I work for a big shipping company which uses AWS to host our nextgen platform. We run on a wide variety of AWS resources and technologies, and thus we depend on AWS being Healthy in our region when our business is running the cash registers. So, we build alerting out, paging our On-Call Guy whenever AWS Health tells us something is broken. The trouble is, our alerting system catches anything and everything, up to and including notifications that a database will be upgraded to the latest Aurora release two months from now. Woprse, those notifications come outr at very odd times, and our On-Call Guy (who is often me), complains that he’s paged at 3:00am for such nonsense.

We rotate a one-week On-Call shift.
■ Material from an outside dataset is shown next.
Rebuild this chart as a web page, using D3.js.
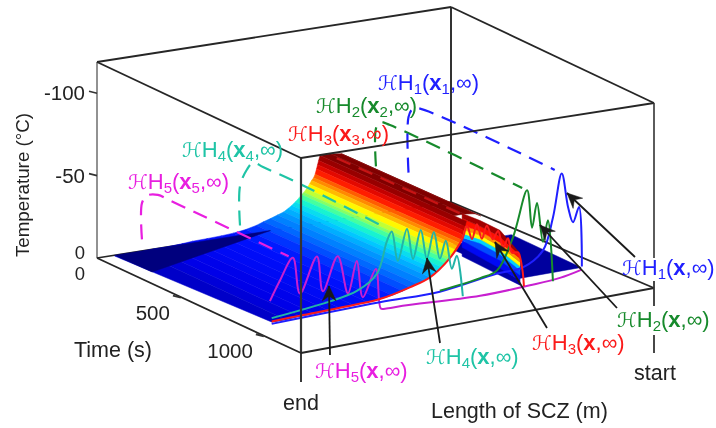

The first few days, as the On-Call Guy, you’re either dumbstruck by how many nuisance pages you get all night long or you don’t get bothered and sleep like a baby. It often takes several days before you’re ready to be pissed off by the all night long nuisance pages, but by then, you’re so busy heads down working day-to-day changes thta you don’t prioritize fixing the all night long nuisance pages. So, the system has stayed broke for years.

I keep threatening to fix it, but I never do. But I recently found this blog post here, that maybe outlines how to make a reasonable AWS Health Alerting System, so I’m going to spend some time now figuring this out.

Design Ideas

I envision a Lambda which reads a json object from an S3 bucket or a record from Dynamodb which contains configuration data, specifically, perhaps lists of alerts to ignore, convert to daily emails, alert on immediately etc. The Lambda would be inbvoked by AWS Health and would itself send the message onto SNS etc. to deliver to the On-Call Guy. Thus we filter the messages AWS Health gives us into 4 quadrants.